Respondent relies on Rogallo v. United States, 475 F.2d 1, 4-5 (4th Cir. 1973). See also Rev. Rul. 69-129, 1969-1 C.B. 35.

We note, however, that Rogallo v. United States, supra, suggests that any award by NASA under the authority of sec. 306 may, as a matter of law, be compensatory. See 475 F.2d at 5.

We have previously sustained respondent’s regulations and set forth the supporting legislative history. See Denniston v. Commissioner, 41 T.C. 667 (1964), affd. per curiam 343 F.2d 312 (D.C. Cir. 1965).

We do not consider that the fact that Engel valued the oblique-wing design at only $1,500 to $2,000 comes close to satisfying petitioners’ burden. On the other hand, we have accorded little significance to the fact that NASA withheld income tax from the award. Cf. Meehan v. Commissioner, 66 T.C. 794, 804 (1976); Bhalla v. Commissioner, 35 T.C. 13, 17 (1960).

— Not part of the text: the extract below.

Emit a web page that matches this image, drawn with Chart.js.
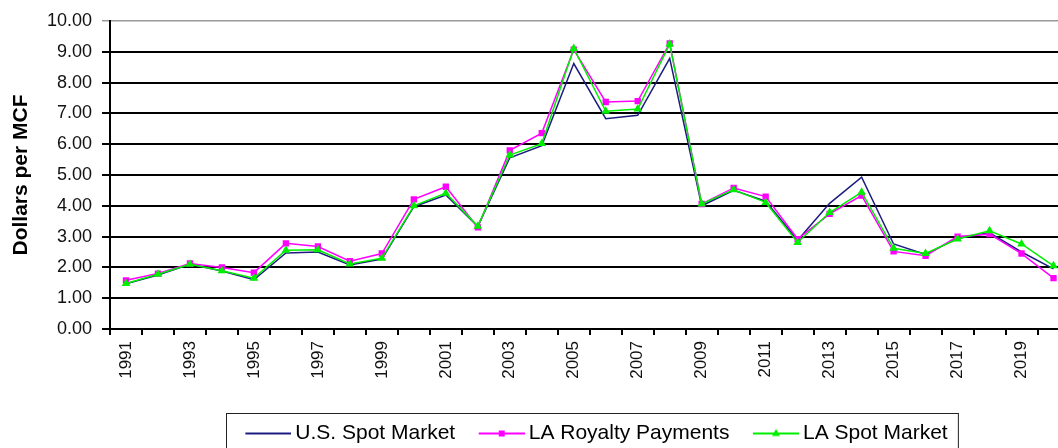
<!DOCTYPE html>
<html>
<head>
<meta charset="utf-8">
<title>Natural gas prices, dollars per MCF</title>
<script src="https://cdn.jsdelivr.net/npm/chart.js@4.4.1/dist/chart.umd.min.js"></script>
<style>
  html, body { margin: 0; padding: 0; background: #fff; overflow: hidden; }
  #wrap { position: absolute; left: 0; top: 0; }
</style>
</head>
<body>
<div id="wrap"><canvas id="priceChart" width="1080" height="470"></canvas></div>
<script>
// ---------------------------------------------------------------------------
// Data
// ---------------------------------------------------------------------------

const years = ['1991', '1992', '1993', '1994', '1995', '1996', '1997', '1998', '1999', '2000',
               '2001', '2002', '2003', '2004', '2005', '2006', '2007', '2008', '2009', '2010',
               '2011', '2012', '2013', '2014', '2015', '2016', '2017', '2018', '2019', '2020'];

const usSpot    = [1.47, 1.75, 2.10, 1.88, 1.60, 2.47, 2.50, 2.08, 2.27, 3.97,
                   4.35, 3.33, 5.56, 5.95, 8.62, 6.83, 6.94, 8.79, 4.00, 4.50,
                   4.15, 2.88, 4.08, 4.93, 2.76, 2.42, 2.95, 3.12, 2.50, 1.95];

const laRoyalty = [1.58, 1.80, 2.13, 2.00, 1.83, 2.78, 2.68, 2.20, 2.45, 4.21,
                   4.62, 3.30, 5.80, 6.36, 9.07, 7.37, 7.40, 9.27, 4.06, 4.58,
                   4.30, 2.92, 3.74, 4.33, 2.52, 2.38, 3.00, 3.08, 2.45, 1.65];

const laSpot    = [1.48, 1.78, 2.10, 1.89, 1.65, 2.56, 2.57, 2.11, 2.30, 4.00,
                   4.41, 3.34, 5.65, 6.02, 9.11, 7.07, 7.14, 9.25, 4.06, 4.52,
                   4.11, 2.81, 3.78, 4.44, 2.62, 2.45, 2.92, 3.19, 2.76, 2.05];

const seriesNames = ['U.S. Spot Market', 'LA Royalty Payments', 'LA Spot Market'];

const NAVY  = '#1c1c80';
const PINK  = '#ff00ff';
const GREEN = '#00ee00';
const FONT  = "'Liberation Sans', Arial, sans-serif";

// ---------------------------------------------------------------------------
// Helpers
// ---------------------------------------------------------------------------

// small line + marker picture used as the legend symbol
function legendSample(color, marker) {
  const c = document.createElement('canvas');
  c.width = 66;
  c.height = 14;
  const g = c.getContext('2d');
  g.strokeStyle = color;
  g.lineWidth = 2;
  g.beginPath();
  g.moveTo(20, 7);
  g.lineTo(66, 7);
  g.stroke();
  g.fillStyle = color;
  if (marker === 'rect') {
    g.fillRect(40, 4, 6, 6);
  } else if (marker === 'triangle') {
    g.beginPath();
    g.moveTo(43, 2.5);
    g.lineTo(47, 9.5);
    g.lineTo(39, 9.5);
    g.closePath();
    g.fill();
  }
  return c;
}

const samples = [
  legendSample(NAVY, null),
  legendSample(PINK, 'rect'),
  legendSample(GREEN, 'triangle')
];

// box drawn round the legend row
const legendFrame = {
  id: 'legendFrame',
  afterDraw(chart) {
    const lg = chart.legend;
    if (!lg || !lg.legendHitBoxes || !lg.legendHitBoxes.length) return;
    const boxes = lg.legendHitBoxes;
    const left  = Math.min(...boxes.map(b => b.left)) - 6;
    const right = Math.max(...boxes.map(b => b.left + b.width)) + 10;
    const top   = boxes[0].top - 10;
    const ctx = chart.ctx;
    ctx.save();
    ctx.strokeStyle = '#222';
    ctx.lineWidth = 1;
    ctx.strokeRect(Math.round(left) + 0.5, Math.round(top) + 0.5, right - left, chart.height);
    ctx.restore();
  }
};

// ---------------------------------------------------------------------------
// Chart
// ---------------------------------------------------------------------------

new Chart(document.getElementById('priceChart').getContext('2d'), {
  type: 'line',
  data: {
    labels: years,
    datasets: [
      {
        label: seriesNames[0],
        data: usSpot,
        borderColor: NAVY,
        backgroundColor: NAVY,
        borderWidth: 1.5,
        pointRadius: 0,
        order: 2
      },
      {
        label: seriesNames[1],
        data: laRoyalty,
        borderColor: PINK,
        backgroundColor: PINK,
        borderWidth: 1.5,
        pointStyle: 'rect',
        pointRadius: 4.5,
        pointBorderWidth: 0,
        order: 1
      },
      {
        label: seriesNames[2],
        data: laSpot,
        borderColor: GREEN,
        backgroundColor: GREEN,
        borderWidth: 1.5,
        pointStyle: 'triangle',
        pointRadius: 5,
        pointBorderWidth: 0,
        order: 0
      }
    ]
  },
  options: {
    responsive: false,
    animation: false,
    events: [],
    layout: { padding: { top: 21, left: 0, right: 0, bottom: 16 } },
    elements: { line: { tension: 0 } },
    plugins: {
      tooltip: { enabled: false },
      legend: {
        position: 'bottom',
        fullSize: false,
        labels: {
          usePointStyle: true,
          pointStyleWidth: 53,
          padding: 10,
          color: '#000',
          font: { family: FONT, size: 21 },
          sort: (a, b) => a.datasetIndex - b.datasetIndex,
          generateLabels(chart) {
            const items = Chart.defaults.plugins.legend.labels.generateLabels(chart);
            items.forEach(it => { it.pointStyle = samples[it.datasetIndex]; });
            return items;
          }
        }
      }
    },
    scales: {
      x: {
        offset: true,
        afterFit(scale) { scale.height = 84; },
        grid: {
          offset: true,
          drawOnChartArea: false,
          drawTicks: true,
          tickLength: 6,
          color: '#000',
          lineWidth: 2
        },
        border: { display: true, color: '#000', width: 2 },
        ticks: {
          autoSkip: false,
          minRotation: 90,
          maxRotation: 90,
          padding: 6,
          color: '#111',
          font: { family: FONT, size: 17 },
          callback: function (v, i) { return i % 2 === 0 ? this.getLabelForValue(v) : ''; }
        }
      },
      y: {
        min: 0,
        max: 10,
        afterFit(scale) { scale.width = 110; },
        grid: {
          color: ctx => (ctx.tick && ctx.tick.value === 10 ? '#9a9a9a' : '#000'),
          lineWidth: ctx => (ctx.tick && ctx.tick.value === 10 ? 1.5 : 2),
          tickLength: 8
        },
        border: { display: true, color: '#000', width: 2 },
        ticks: {
          stepSize: 1,
          padding: 10,
          color: '#111',
          font: { family: FONT, size: 18 },
          callback: v => v.toFixed(2)
        },
        title: {
          display: true,
          text: 'Dollars per MCF',
          color: '#000',
          padding: { top: 9, bottom: 0 },
          font: { family: FONT, size: 21, weight: 'bold' }
        }
      }
    }
  },
  plugins: [legendFrame]
});
</script>
</body>
</html>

Petitioners’ brief states:

"It is a matter of stipulated fact that career achievements that cause [sic] the board to decide upon $15,000.00 rather than $2,000.00 were all conceived and published by the petitioner years before the existence of NASA * * * was even conceived.”

This fact has not been stipulated. In fact, the record indicates that petitioner made significant contributions to aeronautics while he was employed by NASA. The "Collected Works of Robert T. Jones” includes papers on aeronautics dated during his employment by NASA. See p. 1013 supra.

Sec. 102(a) provides:

(a) General Rule. — Gross income does not include the value of property acquired by gift, bequest, devise, or inheritance.

Contrary to petitioner’s assertions, conclusory statements by two NASA employees, who were not members of the NASA Inventions and Contributions Board, that the award was intended to be honorific rather than compensatory are insufficient to satisfy the burden of proof. We note that no member of the Board testified.